**MATERIAL PROVIDED:**
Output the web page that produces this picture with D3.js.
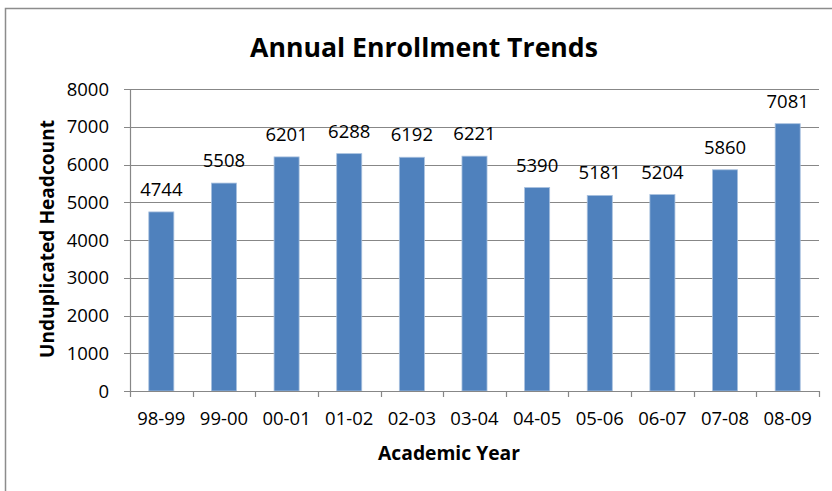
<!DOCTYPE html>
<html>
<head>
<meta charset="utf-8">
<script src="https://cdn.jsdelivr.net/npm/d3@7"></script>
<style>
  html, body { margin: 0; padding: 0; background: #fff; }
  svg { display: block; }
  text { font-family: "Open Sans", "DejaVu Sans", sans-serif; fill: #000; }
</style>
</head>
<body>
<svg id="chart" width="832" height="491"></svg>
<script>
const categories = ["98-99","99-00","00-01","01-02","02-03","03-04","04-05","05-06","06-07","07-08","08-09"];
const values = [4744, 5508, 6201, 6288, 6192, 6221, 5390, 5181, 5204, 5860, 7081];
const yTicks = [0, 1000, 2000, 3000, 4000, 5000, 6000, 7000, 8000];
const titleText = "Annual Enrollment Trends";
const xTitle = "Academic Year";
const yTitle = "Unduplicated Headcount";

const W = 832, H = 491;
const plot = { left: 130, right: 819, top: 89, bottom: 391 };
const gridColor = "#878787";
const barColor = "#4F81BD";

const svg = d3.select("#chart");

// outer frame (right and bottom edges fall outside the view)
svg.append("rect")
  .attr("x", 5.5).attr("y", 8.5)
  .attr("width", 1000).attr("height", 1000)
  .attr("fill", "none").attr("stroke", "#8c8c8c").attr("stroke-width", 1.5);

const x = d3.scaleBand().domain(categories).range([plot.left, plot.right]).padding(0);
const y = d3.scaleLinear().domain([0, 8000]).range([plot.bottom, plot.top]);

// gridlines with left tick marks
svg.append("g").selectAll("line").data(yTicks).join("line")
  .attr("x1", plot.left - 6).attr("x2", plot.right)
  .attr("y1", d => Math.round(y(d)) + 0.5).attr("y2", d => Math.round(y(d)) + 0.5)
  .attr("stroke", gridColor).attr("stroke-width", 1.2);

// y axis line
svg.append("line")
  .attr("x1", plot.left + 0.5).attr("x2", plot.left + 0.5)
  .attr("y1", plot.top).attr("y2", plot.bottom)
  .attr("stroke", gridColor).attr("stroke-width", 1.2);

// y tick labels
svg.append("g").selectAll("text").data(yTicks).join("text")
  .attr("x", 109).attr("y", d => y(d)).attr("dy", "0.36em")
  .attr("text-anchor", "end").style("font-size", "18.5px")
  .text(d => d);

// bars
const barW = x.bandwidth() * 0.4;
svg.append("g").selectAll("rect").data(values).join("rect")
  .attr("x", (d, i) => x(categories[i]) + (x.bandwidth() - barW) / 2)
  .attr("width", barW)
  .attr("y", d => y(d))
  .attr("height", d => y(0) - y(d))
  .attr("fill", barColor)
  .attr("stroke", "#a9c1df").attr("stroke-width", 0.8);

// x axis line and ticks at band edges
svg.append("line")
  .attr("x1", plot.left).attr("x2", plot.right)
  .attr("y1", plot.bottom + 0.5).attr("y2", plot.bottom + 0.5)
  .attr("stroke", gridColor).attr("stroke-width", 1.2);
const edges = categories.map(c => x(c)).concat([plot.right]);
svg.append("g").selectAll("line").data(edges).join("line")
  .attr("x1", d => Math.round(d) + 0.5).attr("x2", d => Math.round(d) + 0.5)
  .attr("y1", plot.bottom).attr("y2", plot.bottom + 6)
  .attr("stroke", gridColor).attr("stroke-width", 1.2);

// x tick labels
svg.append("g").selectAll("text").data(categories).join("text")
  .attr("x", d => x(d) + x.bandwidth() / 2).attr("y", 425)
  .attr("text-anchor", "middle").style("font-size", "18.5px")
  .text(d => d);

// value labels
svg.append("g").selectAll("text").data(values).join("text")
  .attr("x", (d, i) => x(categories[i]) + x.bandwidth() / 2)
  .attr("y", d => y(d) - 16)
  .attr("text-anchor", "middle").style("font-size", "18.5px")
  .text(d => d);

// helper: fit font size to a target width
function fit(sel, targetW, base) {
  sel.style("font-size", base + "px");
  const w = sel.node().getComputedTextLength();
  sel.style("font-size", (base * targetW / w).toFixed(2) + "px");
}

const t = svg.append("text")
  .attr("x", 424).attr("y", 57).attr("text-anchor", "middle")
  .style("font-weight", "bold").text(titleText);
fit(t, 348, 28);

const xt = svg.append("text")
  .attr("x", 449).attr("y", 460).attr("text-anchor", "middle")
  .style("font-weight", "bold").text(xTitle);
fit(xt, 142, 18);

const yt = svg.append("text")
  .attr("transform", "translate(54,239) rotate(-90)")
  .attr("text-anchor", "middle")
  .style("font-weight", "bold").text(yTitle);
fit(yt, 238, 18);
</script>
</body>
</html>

**AIM OF THE EXERCISE:** Copy out the lines that hold "with".

**TASK RESULT:**
Output the web page that produces this picture with D3.js.
// gridlines with left tick marks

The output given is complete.